In the absence of some factor common to the enterprises which are
included
– and there is none – a court cannot add to the list on
the basis that the omission was an obvious legislative oversight.
[16]
Counsel for the liquidators asked, in the
event that his other arguments were not upheld, for an opportunity to
consider whether
a replying affidavit should be filed but at the same
time indicated that the respondents might be unable to file a
replying affidavit,
in which case he asked that there be built into
the order some provision that would bring an end to the litigation.
In my view it
would be fair to grant him that indulgence in view of
the manner in which the matter was handled by the parties in the
court below.
[17]
Southwood J
as I have said refused leave to appeal on the
ground that the company was not a trader. His approach to the
admission was wrong,
and leave should therefore be granted by this
Court on the point so as to enable this Court to set aside that order
and to refer
the matter back to the court
a quo
for any
further facts to be placed before the court. That would enable an
informed decision to be taken as to whether the company
is or is not
a ‘trader’ as defined in
s 2
of the Act.
[18]
Southwood J granted leave on the basis
that it is arguable that another court may come to a different
conclusion on the question of
whether the property was disposed of in
the ordinary course of business of the company.

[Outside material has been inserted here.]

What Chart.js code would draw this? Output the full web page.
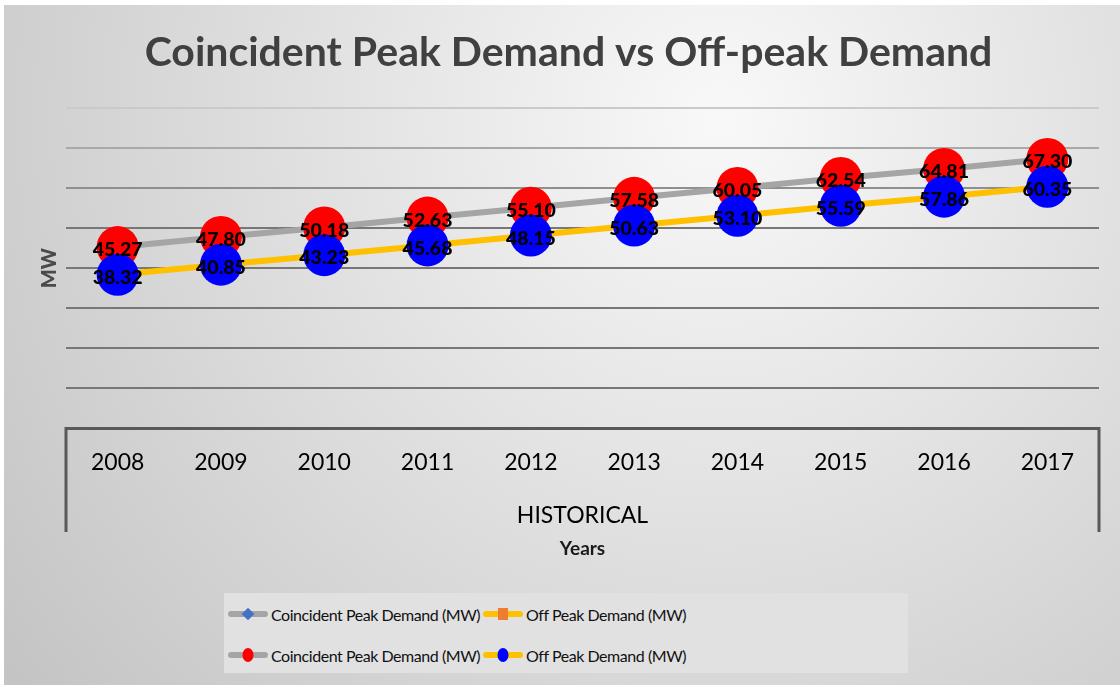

That question is
tied up with the bigger
question of whether the company was a
‘trader’ as defined and should accordingly be dealt with by the
court when finally deciding
the application.
[19]
As to the costs, the purchaser and Absa have
been successful and are entitled to the costs of the appeal. The
point on which this
appeal will succeed was taken by them in their
heads of argument and the liquidators did not abandon the order of
the court
a quo
. In regard to the costs of the application in
the court
a quo
it seems to me that these should be costs in
the cause. Justice will be served by referring the matter back to the
court
a quo
and whichever party then succeeds would be
entitled to costs of the application.
[20]
Accordingly the appeal succeeds and the
following order is made.
1. Leave to appeal on the question whether the company
was a trader as defined in
s 2
of the Act is granted and the costs of
the application are made
costs in the appeal.
2. The appeal succeeds with costs including, in the case
of Absa, the costs of two counsel.
3. The order of the court below is set aside.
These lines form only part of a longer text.